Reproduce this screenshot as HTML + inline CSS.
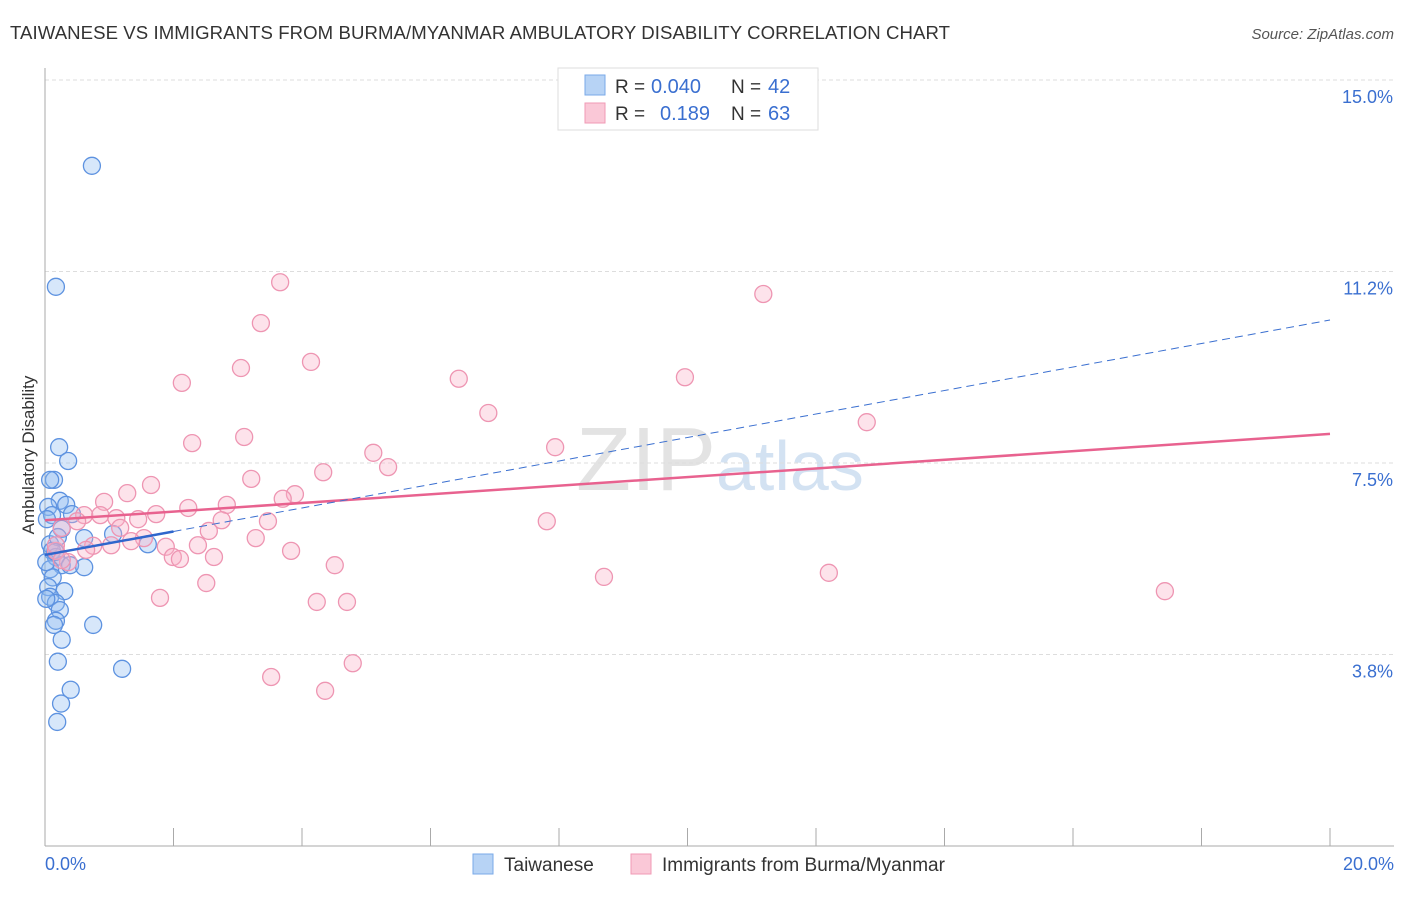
<!DOCTYPE html>
<html><head><meta charset="utf-8"><style>
body{margin:0;background:#fff;font-family:"Liberation Sans",sans-serif}
svg text{font-family:"Liberation Sans",sans-serif}
</style></head><body>
<svg id="c" width="1406" height="892">
<text x="10" y="39" font-size="18.6" fill="#333" textLength="940">TAIWANESE VS IMMIGRANTS FROM BURMA/MYANMAR AMBULATORY DISABILITY CORRELATION CHART</text>
<text x="1394" y="39" font-size="15" fill="#555" font-style="italic" text-anchor="end">Source: ZipAtlas.com</text>
<text x="716" y="490" font-size="90" fill="#ddd" font-family="Liberation Serif" text-anchor="end" opacity="0.8">ZIP</text>
<text x="716" y="490" font-size="70" fill="#c9dbf0" opacity="0.8">atlas</text>
<g id="grid"></g><g id="axes"></g><g id="pts"></g><g id="lines"></g>
<text transform="translate(34,455) rotate(-90)" font-size="17" fill="#333" text-anchor="middle">Ambulatory Disability</text>
<text x="45" y="870" font-size="18" fill="#3a6fd0">0.0%</text>
<text x="1394" y="870" font-size="18" fill="#3a6fd0" text-anchor="end">20.0%</text>
<g>
<rect x="558" y="68" width="260" height="62" fill="#fff" stroke="#ddd"/>
<rect x="585" y="75" width="20" height="20" fill="#b7d3f5" stroke="#7aaae8"/>
<text x="615" y="93" font-size="19" fill="#333">R =</text>
<text x="651" y="93" font-size="20" fill="#3a6fd0">0.040</text>
<text x="731" y="93" font-size="19" fill="#333">N =</text>
<text x="768" y="93" font-size="20" fill="#3a6fd0">42</text>
<rect x="585" y="103" width="20" height="20" fill="#fac8d7" stroke="#f09ab5"/>
<text x="615" y="120" font-size="19" fill="#333">R =</text>
<text x="660" y="120" font-size="20" fill="#3a6fd0">0.189</text>
<text x="731" y="120" font-size="19" fill="#333">N =</text>
<text x="768" y="120" font-size="20" fill="#3a6fd0">63</text>
</g>
<g>
<rect x="473" y="854" width="20" height="20" fill="#b7d3f5" stroke="#7aaae8"/>
<text x="504" y="871" font-size="19" fill="#333">Taiwanese</text>
<rect x="631" y="854" width="20" height="20" fill="#fac8d7" stroke="#f09ab5"/>
<text x="662" y="871" font-size="19" fill="#333">Immigrants from Burma/Myanmar</text>
</g>
</svg>
<script>
const yTicks=[15.0,11.25,7.5,3.75];
const yTickLabels=["15.0%","11.2%","7.5%","3.8%"];
const xTicks=[0,2,4,6,8,10,12,14,16,18,20];
const taiwaneseX=[0.73,0.17,0.22,0.36,0.14,0.23,0.33,0.42,0.05,0.11,0.26,0.61,1.06,1.60,0.08,0.11,0.17,0.26,0.39,0.61,0.08,0.12,0.05,0.30,0.08,0.17,0.23,0.17,0.14,0.75,0.26,0.20,1.20,0.40,0.25,0.19,0.02,0.08,0.03,0.02,0.20,0.16];
const taiwaneseY=[13.32,10.95,7.81,7.54,7.17,6.76,6.68,6.50,6.64,6.48,6.21,6.03,6.11,5.91,5.91,5.78,5.66,5.50,5.50,5.46,5.42,5.26,5.07,4.99,4.88,4.76,4.62,4.41,4.33,4.33,4.04,3.61,3.47,3.06,2.79,2.43,5.56,7.17,6.40,4.84,6.05,5.76];
const burmaX=[3.66,11.18,3.36,4.14,3.05,2.13,6.44,9.96,6.90,12.79,2.29,3.10,7.94,5.11,5.34,4.33,3.21,1.65,1.28,3.89,0.92,2.23,3.70,2.83,1.73,0.61,0.86,1.11,1.45,2.75,3.47,0.50,0.26,2.55,1.17,7.81,1.54,1.34,3.28,2.38,1.03,0.75,0.64,1.88,3.83,0.17,2.63,1.99,2.10,0.36,4.51,8.70,12.20,2.51,17.43,1.79,4.23,4.70,4.79,3.52,4.36,0.17,0.26];
const burmaY=[11.04,10.81,10.24,9.48,9.36,9.07,9.15,9.18,8.48,8.30,7.89,8.01,7.81,7.70,7.42,7.32,7.19,7.07,6.91,6.89,6.74,6.62,6.80,6.68,6.50,6.48,6.48,6.42,6.40,6.38,6.36,6.36,6.23,6.17,6.23,6.36,6.03,5.97,6.03,5.89,5.89,5.88,5.80,5.86,5.78,5.78,5.66,5.66,5.62,5.56,5.50,5.27,5.35,5.15,4.99,4.86,4.78,4.78,3.58,3.31,3.04,5.89,5.60];
const taiwaneseTrend=[5.70,10.30];
const burmaTrend=[6.38,8.07];
const NS="http://www.w3.org/2000/svg";
const X0=45,X1=1330,Y0=846;
function sx(v){return X0+(X1-X0)*v/20;}
function sy(v){return 80+(15-v)*51.07;}
function mk(tag,attrs,parent){const e=document.createElementNS(NS,tag);for(const k in attrs)e.setAttribute(k,attrs[k]);document.getElementById(parent).appendChild(e);return e;}
yTicks.forEach((t,i)=>{
 const g=mk('line',{x1:X0,x2:1394,y1:sy(t),y2:sy(t),stroke:'#ddd','stroke-dasharray':'4,3'},'grid');
 
 
 const tx=mk('text',{x:1393,y:sy(t)+23,'font-size':18,fill:'#3a6fd0','text-anchor':'end'},'grid');
 tx.textContent=yTickLabels[i];
 
 
});
const ya=mk('line',{x1:X0,x2:X0,y1:68,y2:Y0,stroke:'#aaa'},'axes');


const xa=mk('line',{x1:X0,x2:1394,y1:Y0,y2:Y0,stroke:'#aaa'},'axes');


xTicks.forEach(t=>{
 const l=mk('line',{x1:sx(t),x2:sx(t),y1:828,y2:Y0,stroke:'#aaa'},'axes');
 
 
});
taiwaneseX.forEach((v,i)=>{
 const c=mk('circle',{cx:sx(v),cy:sy(taiwaneseY[i]),r:8.5,fill:'rgba(140,185,240,0.35)',stroke:'#5d92e0','stroke-width':1.3},'pts');
 
 
});
burmaX.forEach((v,i)=>{
 const c=mk('circle',{cx:sx(v),cy:sy(burmaY[i]),r:8.5,fill:'rgba(248,175,198,0.35)',stroke:'#ee95b2','stroke-width':1.3},'pts');
 
 
});
const bl=mk('line',{x1:sx(0),y1:sy(burmaTrend[0]),x2:sx(20),y2:sy(burmaTrend[1]),stroke:'#e8628f','stroke-width':2.5},'lines');


const tEnd=taiwaneseTrend[0]+(taiwaneseTrend[1]-taiwaneseTrend[0])*2/20;
const td=mk('line',{x1:sx(2),y1:sy(tEnd),x2:sx(20),y2:sy(taiwaneseTrend[1]),stroke:'#3a6fd0','stroke-width':1,'stroke-dasharray':'8,5'},'lines');


const ts=mk('line',{x1:sx(0),y1:sy(taiwaneseTrend[0]),x2:sx(2),y2:sy(tEnd),stroke:'#2f66cc','stroke-width':2.5},'lines');


</script>
</body></html>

What to produce: Transcribe the whole listing exactly. Pictures are excluded.

The result:
Reproduce this screenshot as HTML + inline CSS.
<!DOCTYPE html>
<html><head><meta charset="utf-8"><style>
body{margin:0;background:#fff;font-family:"Liberation Sans",sans-serif}
svg text{font-family:"Liberation Sans",sans-serif}
</style></head><body>
<svg id="c" width="1406" height="892">
<text x="10" y="39" font-size="18.6" fill="#333" textLength="940">TAIWANESE VS IMMIGRANTS FROM BURMA/MYANMAR AMBULATORY DISABILITY CORRELATION CHART</text>
<text x="1394" y="39" font-size="15" fill="#555" font-style="italic" text-anchor="end">Source: ZipAtlas.com</text>
<text x="716" y="490" font-size="90" fill="#ddd" font-family="Liberation Serif" text-anchor="end" opacity="0.8">ZIP</text>
<text x="716" y="490" font-size="70" fill="#c9dbf0" opacity="0.8">atlas</text>
<g id="grid"></g><g id="axes"></g><g id="pts"></g><g id="lines"></g>
<text transform="translate(34,455) rotate(-90)" font-size="17" fill="#333" text-anchor="middle">Ambulatory Disability</text>
<text x="45" y="870" font-size="18" fill="#3a6fd0">0.0%</text>
<text x="1394" y="870" font-size="18" fill="#3a6fd0" text-anchor="end">20.0%</text>
<g>
<rect x="558" y="68" width="260" height="62" fill="#fff" stroke="#ddd"/>
<rect x="585" y="75" width="20" height="20" fill="#b7d3f5" stroke="#7aaae8"/>
<text x="615" y="93" font-size="19" fill="#333">R =</text>
<text x="651" y="93" font-size="20" fill="#3a6fd0">0.040</text>
<text x="731" y="93" font-size="19" fill="#333">N =</text>
<text x="768" y="93" font-size="20" fill="#3a6fd0">42</text>
<rect x="585" y="103" width="20" height="20" fill="#fac8d7" stroke="#f09ab5"/>
<text x="615" y="120" font-size="19" fill="#333">R =</text>
<text x="660" y="120" font-size="20" fill="#3a6fd0">0.189</text>
<text x="731" y="120" font-size="19" fill="#333">N =</text>
<text x="768" y="120" font-size="20" fill="#3a6fd0">63</text>
</g>
<g>
<rect x="473" y="854" width="20" height="20" fill="#b7d3f5" stroke="#7aaae8"/>
<text x="504" y="871" font-size="19" fill="#333">Taiwanese</text>
<rect x="631" y="854" width="20" height="20" fill="#fac8d7" stroke="#f09ab5"/>
<text x="662" y="871" font-size="19" fill="#333">Immigrants from Burma/Myanmar</text>
</g>
</svg>
<script>
const yTicks=[15.0,11.25,7.5,3.75];
const yTickLabels=["15.0%","11.2%","7.5%","3.8%"];
const xTicks=[0,2,4,6,8,10,12,14,16,18,20];
const taiwaneseX=[0.73,0.17,0.22,0.36,0.14,0.23,0.33,0.42,0.05,0.11,0.26,0.61,1.06,1.60,0.08,0.11,0.17,0.26,0.39,0.61,0.08,0.12,0.05,0.30,0.08,0.17,0.23,0.17,0.14,0.75,0.26,0.20,1.20,0.40,0.25,0.19,0.02,0.08,0.03,0.02,0.20,0.16];
const taiwaneseY=[13.32,10.95,7.81,7.54,7.17,6.76,6.68,6.50,6.64,6.48,6.21,6.03,6.11,5.91,5.91,5.78,5.66,5.50,5.50,5.46,5.42,5.26,5.07,4.99,4.88,4.76,4.62,4.41,4.33,4.33,4.04,3.61,3.47,3.06,2.79,2.43,5.56,7.17,6.40,4.84,6.05,5.76];
const burmaX=[3.66,11.18,3.36,4.14,3.05,2.13,6.44,9.96,6.90,12.79,2.29,3.10,7.94,5.11,5.34,4.33,3.21,1.65,1.28,3.89,0.92,2.23,3.70,2.83,1.73,0.61,0.86,1.11,1.45,2.75,3.47,0.50,0.26,2.55,1.17,7.81,1.54,1.34,3.28,2.38,1.03,0.75,0.64,1.88,3.83,0.17,2.63,1.99,2.10,0.36,4.51,8.70,12.20,2.51,17.43,1.79,4.23,4.70,4.79,3.52,4.36,0.17,0.26];
const burmaY=[11.04,10.81,10.24,9.48,9.36,9.07,9.15,9.18,8.48,8.30,7.89,8.01,7.81,7.70,7.42,7.32,7.19,7.07,6.91,6.89,6.74,6.62,6.80,6.68,6.50,6.48,6.48,6.42,6.40,6.38,6.36,6.36,6.23,6.17,6.23,6.36,6.03,5.97,6.03,5.89,5.89,5.88,5.80,5.86,5.78,5.78,5.66,5.66,5.62,5.56,5.50,5.27,5.35,5.15,4.99,4.86,4.78,4.78,3.58,3.31,3.04,5.89,5.60];
const taiwaneseTrend=[5.70,10.30];
const burmaTrend=[6.38,8.07];
const NS="http://www.w3.org/2000/svg";
const X0=45,X1=1330,Y0=846;
function sx(v){return X0+(X1-X0)*v/20;}
function sy(v){return 80+(15-v)*51.07;}
function mk(tag,attrs,parent){const e=document.createElementNS(NS,tag);for(const k in attrs)e.setAttribute(k,attrs[k]);document.getElementById(parent).appendChild(e);return e;}
yTicks.forEach((t,i)=>{
 const g=mk('line',{x1:X0,x2:1394,y1:sy(t),y2:sy(t),stroke:'#ddd','stroke-dasharray':'4,3'},'grid');
 
 
 const tx=mk('text',{x:1393,y:sy(t)+23,'font-size':18,fill:'#3a6fd0','text-anchor':'end'},'grid');
 tx.textContent=yTickLabels[i];
 
 
});
const ya=mk('line',{x1:X0,x2:X0,y1:68,y2:Y0,stroke:'#aaa'},'axes');


const xa=mk('line',{x1:X0,x2:1394,y1:Y0,y2:Y0,stroke:'#aaa'},'axes');


xTicks.forEach(t=>{
 const l=mk('line',{x1:sx(t),x2:sx(t),y1:828,y2:Y0,stroke:'#aaa'},'axes');
 
 
});
taiwaneseX.forEach((v,i)=>{
 const c=mk('circle',{cx:sx(v),cy:sy(taiwaneseY[i]),r:8.5,fill:'rgba(140,185,240,0.35)',stroke:'#5d92e0','stroke-width':1.3},'pts');
 
 
});
burmaX.forEach((v,i)=>{
 const c=mk('circle',{cx:sx(v),cy:sy(burmaY[i]),r:8.5,fill:'rgba(248,175,198,0.35)',stroke:'#ee95b2','stroke-width':1.3},'pts');
 
 
});
const bl=mk('line',{x1:sx(0),y1:sy(burmaTrend[0]),x2:sx(20),y2:sy(burmaTrend[1]),stroke:'#e8628f','stroke-width':2.5},'lines');


const tEnd=taiwaneseTrend[0]+(taiwaneseTrend[1]-taiwaneseTrend[0])*2/20;
const td=mk('line',{x1:sx(2),y1:sy(tEnd),x2:sx(20),y2:sy(taiwaneseTrend[1]),stroke:'#3a6fd0','stroke-width':1,'stroke-dasharray':'8,5'},'lines');


const ts=mk('line',{x1:sx(0),y1:sy(taiwaneseTrend[0]),x2:sx(2),y2:sy(tEnd),stroke:'#2f66cc','stroke-width':2.5},'lines');


</script>
</body></html>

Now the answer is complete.